Anschließend hat die Streitverkündete, die in den Vergleich nicht einbezogen war, Kostenentscheidung beantragt. Daraufhin hat das LG am 31.10.2002 Folgendes beschlossen:

Ziffer 3 des Vergleichs vom 24.10.2002 wird wie folgt ergänzt:

Die Beklagten tragen ferner 7/10 der Kosten der Streitverkündeten I.M. Im Übrigen trägt sie die Streitverkündete selbst.
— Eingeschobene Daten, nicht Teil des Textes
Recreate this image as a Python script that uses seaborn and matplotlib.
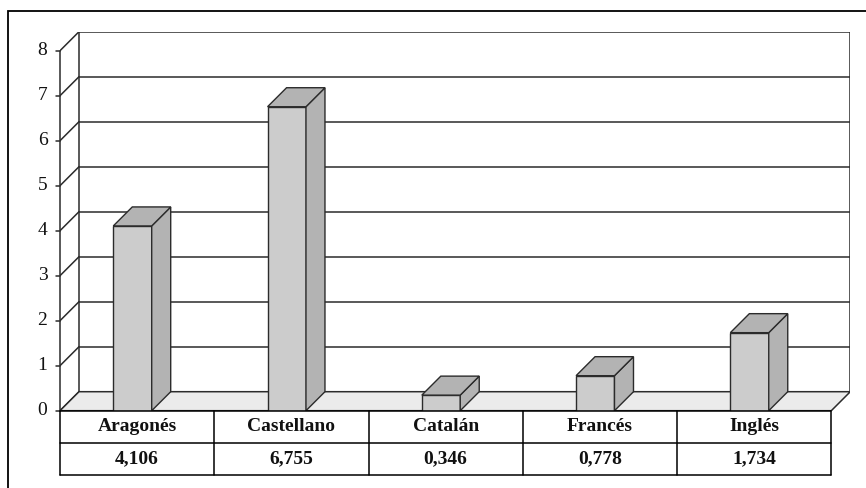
import matplotlib
matplotlib.use("Agg")
import matplotlib.pyplot as plt
import seaborn as sns
import pandas as pd
from matplotlib.patches import Polygon, Rectangle

# Data
idiomas = ["Aragonés", "Castellano", "Catalán", "Francés", "Inglés"]
valores = [4.106, 6.755, 0.346, 0.778, 1.734]
marcas_y = [0, 1, 2, 3, 4, 5, 6, 7, 8]

# Geometry of the pseudo-3D frame (pixels)
W, H = 866, 488
left_px, right_front_px = 60.0, 831.3
base_px = 410.7            # floor front edge, measured from the top
unit_px = 45.0             # pixels per unit on the value axis
depth_px = 19.0            # depth offset of the back wall
n = len(idiomas)
cell_px = (right_front_px - left_px) / n
dx = depth_px / cell_px
dy = depth_px / unit_px
ymax = marcas_y[-1]

sns.set_theme(style="white")
plt.rcParams["font.family"] = ["Liberation Serif", "DejaVu Serif"]

fig = plt.figure(figsize=(W / 100, H / 100), dpi=100)
ax_w = (right_front_px - left_px) + depth_px
ax_h = ymax * unit_px + depth_px
ax = fig.add_axes([left_px / W, (H - base_px) / H, ax_w / W, ax_h / H])

edge = "#2b2b2b"
front = "#cccccc"
shade = "#b3b3b3"

# Front faces of the columns
df = pd.DataFrame({"idioma": idiomas, "valor": valores})
sns.barplot(data=df, x="idioma", y="valor", width=0.249, color=front,
            saturation=1, edgecolor=edge, linewidth=1.0, ax=ax, zorder=4)
bars = list(ax.patches)

ax.set_xlim(-0.5, n - 0.5 + dx)
ax.set_ylim(0, ymax + dy)
ax.axis("off")

x0, x1 = -0.5, n - 0.5

# Floor
ax.add_patch(Polygon([(x0, 0), (x1, 0), (x1 + dx, dy), (x0 + dx, dy)],
                     closed=True, facecolor="#ebebeb", edgecolor=edge,
                     lw=1.1, zorder=1))

# Back wall gridlines and edges
for t in marcas_y[1:]:
    ax.plot([x0 + dx, x1 + dx], [t + dy, t + dy], color=edge, lw=1.1, zorder=0.5)
for xb in (x0 + dx, x1 + dx):
    ax.plot([xb, xb], [dy, ymax + dy], color=edge, lw=1.1, zorder=0.5)

# Side wall diagonals and front value axis
for t in marcas_y:
    ax.plot([x0, x0 + dx], [t, t + dy], color=edge, lw=1.1, zorder=0.5)
ax.plot([x0, x0], [0, ymax], color=edge, lw=1.1, zorder=2, clip_on=False)
tick_len = 4.5 / cell_px
for t in marcas_y:
    ax.plot([x0 - tick_len, x0], [t, t], color=edge, lw=1.1, clip_on=False)
    ax.text(x0 - 12.5 / cell_px, t, str(t), ha="right", va="center",
            fontsize=14, color="#111111")

# Side and top faces of each column
for p in bars:
    p.set_x(p.get_x() - 0.03)
    bx, bw, bh = p.get_x(), p.get_width(), p.get_height()
    side = Polygon([(bx + bw, 0), (bx + bw + dx, dy), (bx + bw + dx, bh + dy), (bx + bw, bh)],
                   closed=True, facecolor=shade, edgecolor=edge, lw=1.0, zorder=4)
    top = Polygon([(bx, bh), (bx + bw, bh), (bx + bw + dx, bh + dy), (bx + dx, bh + dy)],
                  closed=True, facecolor=shade, edgecolor=edge, lw=1.0, zorder=4)
    ax.add_patch(side)
    ax.add_patch(top)

# Data table under the plot
r1 = 32.0 / unit_px
r2 = 32.3 / unit_px
for yy in (0, -r1, -(r1 + r2)):
    ax.plot([x0, x1], [yy, yy], color="black", lw=1.1, clip_on=False, zorder=5)
for i in range(n + 1):
    ax.plot([x0 + i, x0 + i], [0, -(r1 + r2)], color="black", lw=1.1,
            clip_on=False, zorder=5)
for i, (nombre, v) in enumerate(zip(idiomas, valores)):
    ax.text(i, -r1 / 2, nombre, ha="center", va="center", fontsize=14,
            fontweight="bold", color="#111111", clip_on=False)
    ax.text(i, -r1 - r2 / 2, f"{v:.3f}".replace(".", ","), ha="center",
            va="center", fontsize=14, fontweight="bold", color="#111111",
            clip_on=False)

# Outer chart border (runs past the bottom and right edges)
fig.add_artist(Rectangle((8 / W, -0.5), 2, (1 - 11 / H) + 0.5,
                         transform=fig.transFigure, fill=False,
                         edgecolor="black", lw=1.3))

fig.savefig("out.png", dpi=100)
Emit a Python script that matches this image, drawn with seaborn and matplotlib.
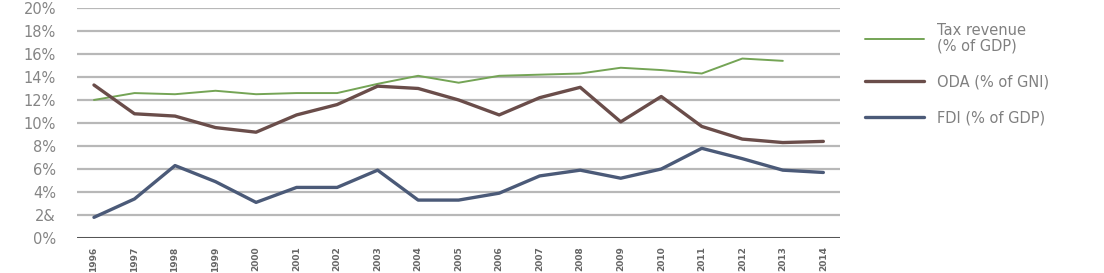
"""Tax revenue, ODA and FDI shares, 1996-2014 — line chart recreation."""
import matplotlib; matplotlib.use("Agg")
import numpy as np
import pandas as pd
import matplotlib.pyplot as plt
import seaborn as sns

years = list(range(1996, 2015))
tax = [12.0, 12.6, 12.5, 12.8, 12.5, 12.6, 12.6, 13.4, 14.1, 13.5, 14.1,
       14.2, 14.3, 14.8, 14.6, 14.3, 15.6, 15.4, np.nan]
oda = [13.3, 10.8, 10.6, 9.6, 9.2, 10.7, 11.6, 13.2, 13.0, 12.0, 10.7,
       12.2, 13.1, 10.1, 12.3, 9.7, 8.6, 8.3, 8.4]
fdi = [1.8, 3.4, 6.3, 4.9, 3.1, 4.4, 4.4, 5.9, 3.3, 3.3, 3.9,
       5.4, 5.9, 5.2, 6.0, 7.8, 6.9, 5.9, 5.7]
series = ["Tax revenue\n(% of GDP)", "ODA (% of GNI)", "FDI (% of GDP)"]
colors = ["#74a455", "#6a4d4a", "#4b5a78"]
widths = [1.4, 2.4, 2.4]
yticks = list(range(0, 21, 2))
ytick_labels = ["0%", "2&", "4%", "6%", "8%", "10%", "12%", "14%", "16%", "18%", "20%"]

df = pd.DataFrame({"year": years * 3,
                   "value": tax + oda + fdi,
                   "series": np.repeat(series, len(years))})

sns.set_style("white")
plt.rcParams["legend.handleheight"] = 0.7
fig = plt.figure(figsize=(11.04, 2.73), dpi=100)
ax = fig.add_axes([0.0697, 0.128, 0.6915, 0.843])

for ytk in yticks:
    ax.axhline(ytk, color="#555555" if ytk == 0 else "#b8b8b8",
               lw=2.2 if ytk == 0 else 1.6, zorder=0)

for name, col, lw in zip(series, colors, widths):
    sns.lineplot(data=df[df["series"] == name], x="year", y="value",
                 color=col, lw=lw, label=name, ax=ax)

ax.set_xlim(1995.58, 2014.42)
ax.set_ylim(0, 20)
ax.set_yticks(yticks)
ax.set_yticklabels(ytick_labels, color="#858585", fontsize=10.5)
ax.set_xticks(years)
ax.set_xticklabels([str(y) for y in years], rotation=90, fontsize=6.5,
                   fontweight="bold", color="#666666")
ax.tick_params(axis="y", length=0, pad=15)
ax.tick_params(axis="x", length=0, pad=6)
ax.set_xlabel(""); ax.set_ylabel("")
sns.despine(ax=ax, left=True, bottom=True)

handles, labels = ax.get_legend_handles_labels()
ax.legend_.remove()
leg = fig.legend(handles, labels, loc="upper left", bbox_to_anchor=(0.772, 0.965),
                 frameon=False, fontsize=10.5, handlelength=4.0, labelspacing=1.45,
                 handletextpad=0.9, labelcolor="#808080")
for t in leg.get_texts():
    t.set_linespacing(1.05)

fig.savefig("out.png", dpi=100)
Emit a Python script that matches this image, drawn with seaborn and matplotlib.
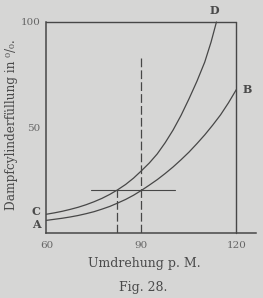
import matplotlib
matplotlib.use("Agg")
import matplotlib.pyplot as plt
import seaborn as sns
import pandas as pd

# Data
rpm_ab = [60, 62.5, 65, 67.5, 70, 72.5, 75, 77.5, 80, 82.5, 85, 87.5, 90, 92.5, 95,
          97.5, 100, 102.5, 105, 107.5, 110, 112.5, 115, 117.5, 120]
fill_ab = [6.0, 6.5, 7.0, 7.6, 8.3, 9.15, 10.1, 11.3, 12.6, 14.2, 15.9, 17.9, 20.2, 22.7, 25.3,
           28.2, 31.3, 34.7, 38.3, 42.3, 46.5, 51.1, 56.0, 61.7, 68.0]
rpm_cd = [60, 62.5, 65, 67.5, 70, 72.5, 75, 77.5, 80, 82.5, 85, 87.5, 90, 92.5, 95,
          97.5, 100, 102.5, 105, 107.5, 110, 112, 113.7]
fill_cd = [8.9, 9.55, 10.3, 11.2, 12.2, 13.4, 14.8, 16.4, 18.3, 20.5, 23.0, 26.0, 29.5, 33.2, 37.5,
           42.8, 48.8, 55.7, 63.5, 71.8, 81.0, 90.5, 100.0]

xticks = [60, 90, 120]
xtick_labels = ["60", "90", "120"]
yticks = [50, 100]
ytick_labels = ["50", "100"]

# guide lines
h_line_y = 20.2
h_line_x = [74.0, 100.7]
v_dash_90 = [90, 0, 82.8]
v_dash_82 = [82.3, 0, 20.2]

BG = "#d6d6d5"
INK = "#474747"
TXT = "#4a4a4a"

sns.set_style("white")
plt.rcParams["font.family"] = ["DejaVu Serif"]

fig = plt.figure(figsize=(2.63, 2.98), dpi=100, facecolor=BG)
ax = fig.add_axes([0.1768, 0.2181, 0.9734 - 0.1768, 0.9262 - 0.2181])
ax.set_facecolor(BG)

df = pd.concat([
    pd.DataFrame({"rpm": rpm_ab, "fill": fill_ab, "curve": "AB"}),
    pd.DataFrame({"rpm": rpm_cd, "fill": fill_cd, "curve": "CD"}),
])
sns.lineplot(data=df, x="rpm", y="fill", hue="curve", palette={"AB": INK, "CD": INK},
             lw=0.9, legend=False, ax=ax, sort=False, clip_on=False)

# box parts
ax.plot([60, 120], [100, 100], color=INK, lw=1.0, clip_on=False)
ax.plot([120, 120], [0, 100], color=INK, lw=1.0, clip_on=False)

# guides
ax.plot(h_line_x, [h_line_y, h_line_y], color=INK, lw=0.8)
ax.plot([v_dash_90[0]] * 2, v_dash_90[1:], color=INK, lw=0.9, dashes=(7, 2.5))
ax.plot([v_dash_82[0]] * 2, v_dash_82[1:], color=INK, lw=0.9, dashes=(7, 2.5))

ax.set_xlim(60, 126.2)
ax.set_ylim(0, 100)
for s in ["top", "right"]:
    ax.spines[s].set_visible(False)
for s in ["left", "bottom"]:
    ax.spines[s].set_color(INK)
    ax.spines[s].set_linewidth(1.1)

ax.set_xticks(xticks)
ax.set_xticklabels(xtick_labels)
ax.set_yticks(yticks)
ax.set_yticklabels(ytick_labels)
ax.tick_params(axis="x", length=0, pad=6, labelsize=7.5, labelcolor="#666666")
ax.tick_params(axis="y", length=2.5, width=0.8, color=INK, pad=2, labelsize=7.5, labelcolor="#666666")

ax.set_xlabel("Umdrehung p. M.", fontsize=9, color=TXT)
ax.xaxis.set_label_coords(0.465, -(263 - 233) / 211, transform=ax.transAxes)
ax.xaxis.label.set_va("center")
ax.set_ylabel("Dampfcylinderfüllung in ⁰/₀.", fontsize=8.7, color=TXT)
ax.yaxis.set_label_coords(-(46.5 - 12) / 209.5, (233 - 125) / 211, transform=ax.transAxes)
ax.yaxis.label.set_va("center")

# curve letters
bold = dict(fontsize=8, fontweight="bold", color=TXT, ha="center", va="center")
ax.text(56.8, 10.4, "C", clip_on=False, **bold)
ax.text(56.8, 3.8, "A", clip_on=False, **bold)
ax.text(113.0, 105.5, "D", clip_on=False, **bold)
ax.text(123.4, 68.0, "B", clip_on=False, **bold)

fig.text(143 / 263, 1 - 287 / 298, "Fig. 28.", fontsize=9, color=TXT, ha="center", va="center")

fig.savefig("out.png", dpi=100, facecolor=BG)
Dagegen hat die Beklagte am 13.11.2002 sofortige Beschwerde eingelegt. Sie ist der Auffassung, das LG habe durch den Beschluss vom 31.10.2002 gegen den Willen der Parteien die Streitverkündete an dem Vergleich beteiligt. Sie beantragt deshalb Aufhebung des Beschlusses.

Die Streitverkündete beantragt die sofortige Beschwerde kostenpflichtig zurückzuweisen, da der Beschluss den Vergleich nicht ergänze, sondern nur die Kostentragungspflicht der Beklagten regle.

Das LG hat der sofortigen Beschwerde nicht abgeholfen.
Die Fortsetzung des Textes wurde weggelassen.